Biringere sendiri adalah desa yang masuk kawasan ring Satu. Artinya desa terdekat dari pertambangan, dalam hal ini Tonasa. Menurut kepala desa Biringere (Hasbullah, ST) “Kontribusi yang diberikan Tonasa kepada masyarakat Biringere memang ada, namun tidak cukup untuk mengganti penderitaan masyarakat Pangkep.” Bagaimana tidak, setelah gunung-gunung dan batu-batu yang ada di Biringere di tambang oleh Tonasa, namun masyarakat Biringere tetap mendapatkan pencemaran yang dihasilkan oleh Tonasa, terutama debu yang keluar dari cerobong perusahaan Tonasa.
Selain itu, dari sekian KK yang ada di Biringere, hanya 20 orang saja yang menjadi karyawan di Tonasa, selebihnya mereka berkebun dan menambang pasir. Saat dikonfirmasi oleh peserta soal kenapa menambang pasir, sedangkan Galian C yang ada di Biringere saat ini telah mencapai kedalaman 5-10 meter ke bawah. Menurut Kepala Desa Biringere, “hal tersebut tak bisa dibatasi, karena masyarakat kami yang tidak bekerja di Tonasa dan tidak memiliki kebun atau sawah, tentu kesulitan mencari pekerjaan. Sedangkan tugas kami sebagai pemerintah desa tak lain untuk memberikan kesejahteraan bagi masyarakat kami. Galian C yang ada disini sebenarnya hanya beberapa, yang banyak justru dari desa tetangga (Taraweang)”, yang jelas tidak melebihi batas 1 hektar dengan menggunakan alat berat sebagaimana dilarang oleh UU. Sedangkan tenaga kerja yang dipekerjakan oleh Tonasa sebagian besarnya diambil dari luar Pangkep khususnya dari Jawa. Tegas kepala Desa Biringere.

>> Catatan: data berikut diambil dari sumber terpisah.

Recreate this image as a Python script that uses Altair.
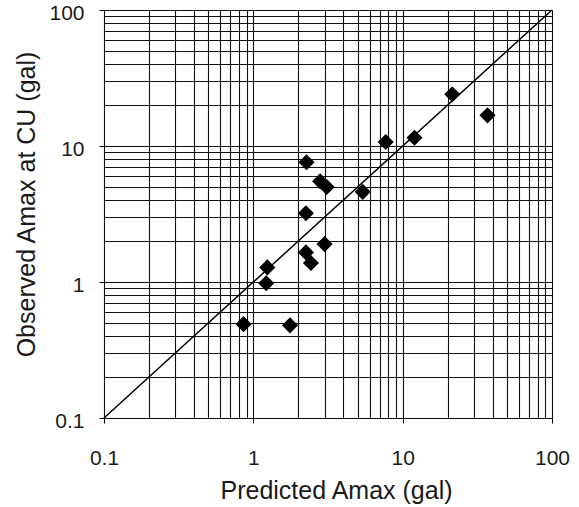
import altair as alt
import pandas as pd

# Predicted vs observed peak ground acceleration (gal)
predicted = [21.5, 37.0, 7.7, 12.0, 2.27, 2.8, 3.1, 5.4, 2.25, 3.0, 2.25, 2.43, 1.24, 1.22, 0.86, 1.76]
observed = [24.0, 16.8, 10.7, 11.5, 7.6, 5.5, 5.0, 4.6, 3.2, 1.9, 1.65, 1.38, 1.28, 0.98, 0.49, 0.48]

# 1:1 reference line endpoints
one_to_one = [0.1, 100.0]

# log grid: 1..9 x each decade, plus the top bound
grid_values = [k * 10.0 ** n for n in (-1, 0, 1) for k in range(1, 10)] + [100.0]

points = pd.DataFrame({"pred": predicted, "obs": observed})
diag = pd.DataFrame({"pred": one_to_one, "obs": one_to_one})

is_major = "abs(log(datum.value)/LN10 - round(log(datum.value)/LN10)) < 0.001"
label_expr = f"({is_major}) ? format(datum.value, '~g') : ''"
tick_size = {"condition": {"test": is_major, "value": 5}, "value": 0}

FONT = "Liberation Sans"
TEXT = "#1a1a1a"

x_scale = alt.Scale(type="log", domain=[0.1, 100], nice=False)
y_scale = alt.Scale(type="log", domain=[0.1, 100], nice=False)

common = dict(
    values=grid_values,
    labelExpr=label_expr,
    labelOverlap=False,
    labelFlush=False,
    tickSize=tick_size,
    tickColor="black",
    tickWidth=1,
    grid=True,
    gridColor="#111111",
    gridWidth=1.1,
    gridOpacity=1,
    domain=False,
    labelFont=FONT,
    labelFontSize=21,
    labelColor=TEXT,
    titleFont=FONT,
    titleFontSize=25,
    titleFontWeight="normal",
    titleColor=TEXT,
    titleBaseline="alphabetic",
    titleAnchor="middle",
)

x_axis = alt.Axis(
    labelPadding=24,
    title="Predicted Amax (gal)",
    titleX=232,
    titleY=80,
    **common,
)

y_axis = alt.Axis(
    labelPadding=15,
    labelOffset=3,
    title="Observed Amax at CU (gal)",
    titleX=-70,
    titleY=194,
    titleAngle=270,
    **common,
)

line = alt.Chart(diag).mark_line(color="black", strokeWidth=1.5).encode(
    x=alt.X("pred:Q", scale=x_scale, axis=x_axis),
    y=alt.Y("obs:Q", scale=y_scale, axis=y_axis),
)

dots = alt.Chart(points).mark_point(
    shape="diamond", filled=True, color="black", size=260, opacity=1
).encode(
    x=alt.X("pred:Q", scale=x_scale),
    y=alt.Y("obs:Q", scale=y_scale),
)

chart = (
    alt.layer(line, dots)
    .properties(
        width=448,
        height=408,
        autosize=alt.AutoSizeParams(type="none"),
        padding={"left": 104, "top": 10, "right": 27, "bottom": 89},
    )
    .configure_view(stroke="black", strokeWidth=2)
    .configure(background="white")
)

chart.save("out.html", embed_options={"renderer": "svg", "actions": False})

Ini adalah bencana langsung yang dirasakan masyarakat khususnya Pangkep, dari industrialisasi yang tidak memperdulikan kelestarian dan kehidupan mahluk hidup di sekitarnya. Debu yang menempel di pohon-pohon dan atap-atap rumah masyarakat Biringere menjadi bukti riel akan hal itu. Namun, yang paling mengerikan adalah bencana tidak langsung yang kapan saja bisa terjadi. Karena kerusakan alam tentu saja menyisakan bencana.